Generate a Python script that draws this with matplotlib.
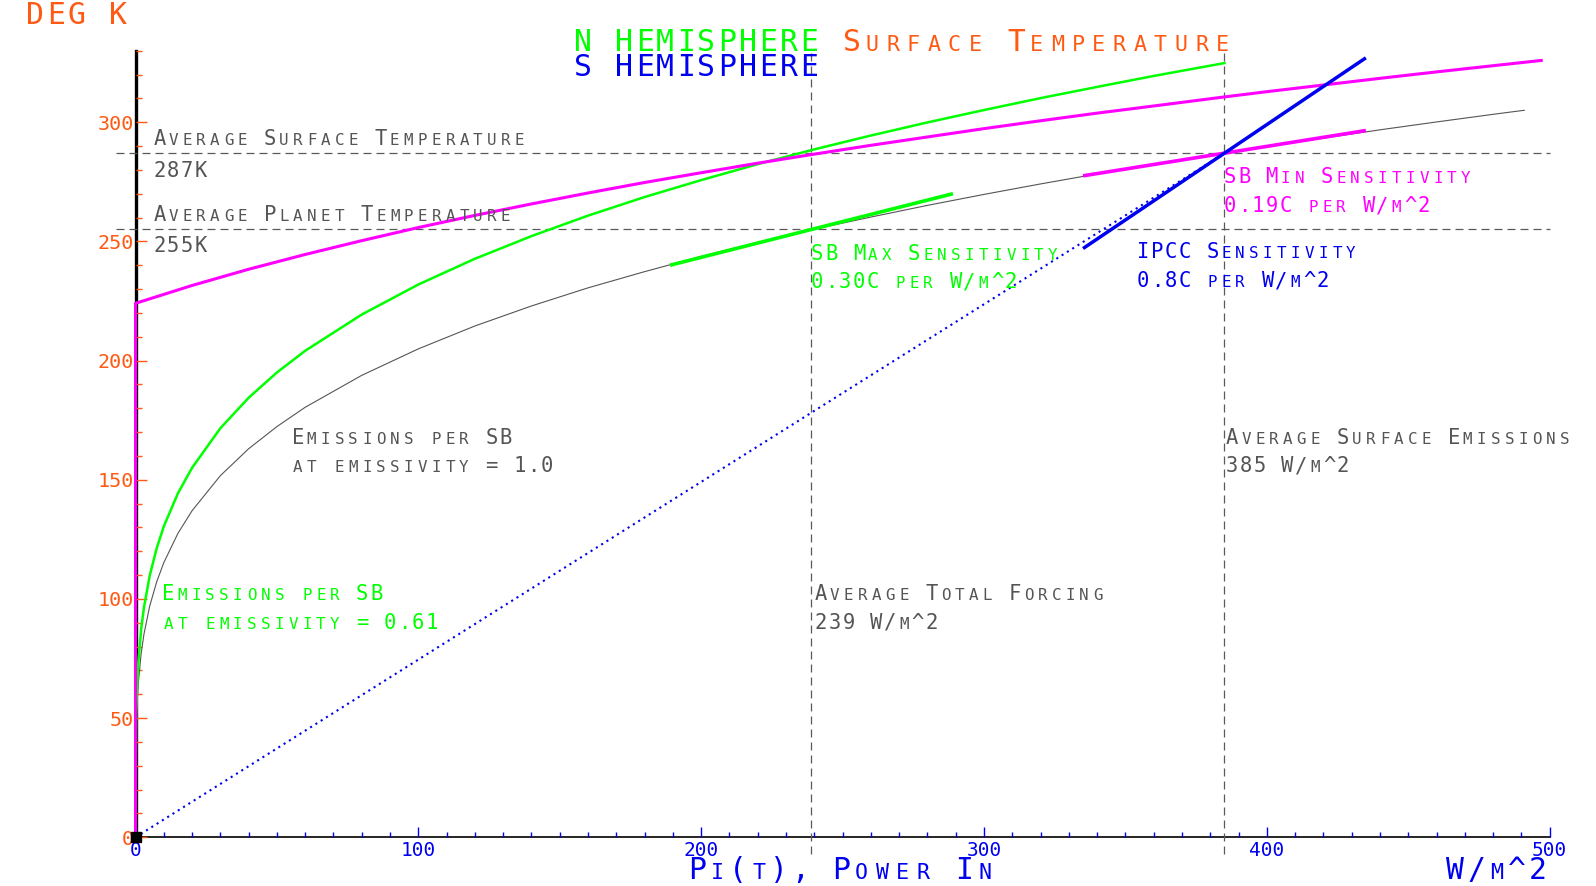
import matplotlib
matplotlib.use("Agg")
import matplotlib.pyplot as plt

DPI = 100
FONT = "DejaVu Sans Mono"

# ---------------- data ----------------
# Emissions per SB at emissivity = 1.0 (gray)
p_gray = [0, 0.25, 0.5, 1, 2, 3, 5, 7.5, 10, 15, 20, 30, 40, 50, 60, 80, 100, 120, 140, 160,
          180, 200, 220, 240, 260, 280, 300, 320, 340, 360, 385, 400, 420, 440, 460, 480, 491]
t_gray = [0, 45.8, 54.5, 64.8, 77.1, 85.3, 96.9, 107.2, 115.2, 127.5, 137.0, 151.7, 163.0, 172.3,
          180.4, 193.8, 204.9, 214.5, 222.9, 230.5, 237.3, 243.7, 249.6, 255.1, 260.2, 265.1,
          269.7, 274.1, 278.3, 282.3, 287.0, 289.8, 293.3, 296.8, 300.1, 303.3, 305.0]
# Emissions per SB at emissivity = 0.61 (green)
p_green = [0, 0.25, 0.5, 1, 2, 3, 5, 7.5, 10, 15, 20, 30, 40, 50, 60, 80, 100, 120, 140, 160,
           180, 200, 220, 240, 260, 280, 300, 320, 340, 360, 385]
t_green = [0, 51.8, 61.7, 73.3, 87.2, 96.5, 109.6, 121.3, 130.4, 144.3, 155.0, 171.6, 184.4,
           195.0, 204.1, 219.3, 231.9, 242.7, 252.2, 260.8, 268.6, 275.7, 282.4, 288.6, 294.4,
           299.9, 305.1, 310.1, 314.8, 319.4, 324.8]
# Surface temperature (magenta)
p_mag = [0, 0, 20, 40, 60, 80, 100, 120, 140, 160, 180, 200, 220, 240, 260, 280, 300, 320, 340,
         360, 385, 400, 420, 440, 460, 480, 497]
t_mag = [0, 224.0, 231.5, 238.3, 244.5, 250.3, 255.8, 260.9, 265.7, 270.3, 274.7, 278.8, 282.8,
         286.6, 290.3, 293.8, 297.3, 300.6, 303.8, 306.8, 310.6, 312.8, 315.6, 318.4, 321.1,
         323.7, 325.9]
# sensitivity lines
p_dot, t_dot = [0, 385], [0, 287]
p_ipcc, t_ipcc = [335, 435], [247, 327]
p_min, t_min = [335, 435], [277.5, 296.5]
p_max, t_max = [189, 289], [240, 270]
# reference levels
avg_forcing, avg_emission = 239, 385
avg_planet_T, avg_surface_T = 255, 287

x_major = [0, 100, 200, 300, 400, 500]
x_minor = list(range(0, 501, 10))
y_major = [0, 50, 100, 150, 200, 250, 300]
y_minor = list(range(0, 331, 10))

ORANGE = "#FF5A14"
GREEN = "#00FF00"
BLUE = "#0000F0"
MAGENTA = "#FF00FF"
GRAY = "#555555"
LGRAY = "#5a5a5a"

fig = plt.figure(figsize=(15.96, 8.86), dpi=DPI)
ax = fig.add_axes([0.0849, 0.0550, 0.8861, 0.8878])
ax.set_xlim(0, 500)
ax.set_ylim(0, 330)

for s in ("top", "right"):
    ax.spines[s].set_visible(False)
ax.spines["left"].set_linewidth(2.4)
ax.spines["left"].set_color("black")
ax.spines["left"].set_zorder(1)
ax.spines["bottom"].set_linewidth(1.2)
ax.spines["bottom"].set_color("black")
ax.spines["bottom"].set_zorder(1)

ax.set_xticks(x_major)
ax.set_xticks(x_minor, minor=True)
ax.set_yticks(y_major)
ax.set_yticks(y_minor, minor=True)
ax.set_xticklabels([str(v) for v in x_major], family=FONT, fontsize=14.0, color=BLUE)
ax.set_yticklabels([str(v) for v in y_major], family=FONT, fontsize=14.5, color=ORANGE)
ax.tick_params(axis="x", which="major", direction="in", length=7.2, width=1.0, color=BLUE, pad=2.5)
ax.tick_params(axis="x", which="minor", direction="in", length=3.8, width=1.0, color=BLUE)
ax.tick_params(axis="y", which="major", direction="in", length=8.0, width=1.0, color=ORANGE, pad=1.2)
ax.tick_params(axis="y", which="minor", direction="in", length=4.5, width=1.0, color=ORANGE)

# reference dashed lines
dash = dict(color=LGRAY, lw=0.9, linestyle=(0, (6.4, 4)), clip_on=False, zorder=2)
ax.plot([-7, 500], [avg_surface_T, avg_surface_T], **dash)
ax.plot([-7, 500], [avg_planet_T, avg_planet_T], **dash)
ax.plot([avg_forcing, avg_forcing], [-7, 330], **dash)
ax.plot([avg_emission, avg_emission], [-7, 330], **dash)

# curves
ax.plot(p_gray, t_gray, color="#555555", lw=0.8, zorder=3, clip_on=False)
ax.plot(p_green, t_green, color=GREEN, lw=1.8, zorder=4, clip_on=False)
ax.plot(p_mag, t_mag, color=MAGENTA, lw=2.2, zorder=5, clip_on=False)
ax.plot(p_dot, t_dot, color=BLUE, lw=1.5, linestyle=(0, (1, 2)), zorder=4)
ax.plot(p_max, t_max, color=GREEN, lw=2.6, zorder=6, solid_capstyle="butt")
ax.plot(p_min, t_min, color=MAGENTA, lw=2.6, zorder=6, solid_capstyle="butt")
ax.plot(p_ipcc, t_ipcc, color=BLUE, lw=2.5, zorder=6, solid_capstyle="butt")
ax.plot([0], [0], marker="s", ms=7, color="black", zorder=10, clip_on=False)


def sc(x, y, s, color, big, small, adv, ha="left"):
    """Draw text in a fixed-pitch small-caps style, anchored in data coords."""
    n = len(s)
    start = {"left": 0.0, "center": -n * adv / 2.0, "right": -n * adv}[ha]
    for i, ch in enumerate(s):
        if ch == " ":
            continue
        if ch.islower():
            g, fs = ch.upper(), small
        else:
            g, fs = ch, big
        ax.annotate(g, xy=(x, y), xycoords="data",
                    xytext=(start + (i + 0.5) * adv, 0), textcoords="offset points",
                    ha="center", va="baseline", fontsize=fs, color=color,
                    family=FONT, annotation_clip=False, zorder=8)


# small text: capitals, small capitals, character pitch (points)
S_BIG, S_SM, S_ADV = 14.8, 11.4, 9.97
# large text
L_BIG, L_SM, L_ADV = 21.4, 15.6, 14.83

sc(5.98, 290.6, "Average Surface Temperature", GRAY, S_BIG, S_SM, S_ADV)
sc(5.98, 276.8, "287K", GRAY, S_BIG, S_SM, S_ADV)
sc(5.98, 258.7, "Average Planet Temperature", GRAY, S_BIG, S_SM, S_ADV)
sc(5.98, 245.4, "255K", GRAY, S_BIG, S_SM, S_ADV)
sc(54.9, 165.1, "Emissions per SB", GRAY, S_BIG, S_SM, S_ADV)
sc(54.9, 153.2, "at emissivity = 1.0", GRAY, S_BIG, S_SM, S_ADV)
sc(9.2, 99.4, "Emissions per SB", GREEN, S_BIG, S_SM, S_ADV)
sc(9.2, 87.5, "at emissivity = 0.61", GREEN, S_BIG, S_SM, S_ADV)
sc(238.6, 242.3, "SB Max Sensitivity", GREEN, S_BIG, S_SM, S_ADV)
sc(238.6, 230.4, "0.30C per W/m^2", GREEN, S_BIG, S_SM, S_ADV)
sc(384.6, 274.3, "SB Min Sensitivity", MAGENTA, S_BIG, S_SM, S_ADV)
sc(384.6, 262.2, "0.19C per W/m^2", MAGENTA, S_BIG, S_SM, S_ADV)
sc(353.8, 243.1, "IPCC Sensitivity", BLUE, S_BIG, S_SM, S_ADV)
sc(353.8, 230.7, "0.8C per W/m^2", BLUE, S_BIG, S_SM, S_ADV)
sc(385.3, 165.1, "Average Surface Emissions", GRAY, S_BIG, S_SM, S_ADV)
sc(385.3, 153.2, "385 W/m^2", GRAY, S_BIG, S_SM, S_ADV)
sc(239.9, 99.4, "Average Total Forcing", GRAY, S_BIG, S_SM, S_ADV)
sc(239.9, 87.5, "239 W/m^2", GRAY, S_BIG, S_SM, S_ADV)

sc(-39.05, 341.2, "DEG K", ORANGE, L_BIG, L_SM, L_ADV)
sc(154.5, 330.0, "N HEMISPHERE", GREEN, L_BIG, L_SM, L_ADV)
sc(154.5, 319.3, "S HEMISPHERE", BLUE, L_BIG, L_SM, L_ADV)
sc(249.5, 330.0, "Surface Temperature", ORANGE, L_BIG, L_SM, L_ADV)
sc(194.8, -17.5, "Pi(t), Power In", BLUE, L_BIG, L_SM, L_ADV)
sc(463.0, -17.5, "W/m^2", BLUE, L_BIG, L_SM, L_ADV)

fig.savefig("out.png", dpi=DPI)
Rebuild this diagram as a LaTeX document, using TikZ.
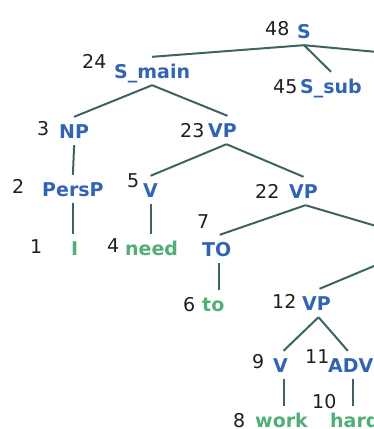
====
- Set exercise -
All lines that include "matplotlib" are to be gathered and copied.

- Response for this exercise -
Generate a Python script that draws this with matplotlib.
import matplotlib
matplotlib.use("Agg")
import matplotlib.pyplot as plt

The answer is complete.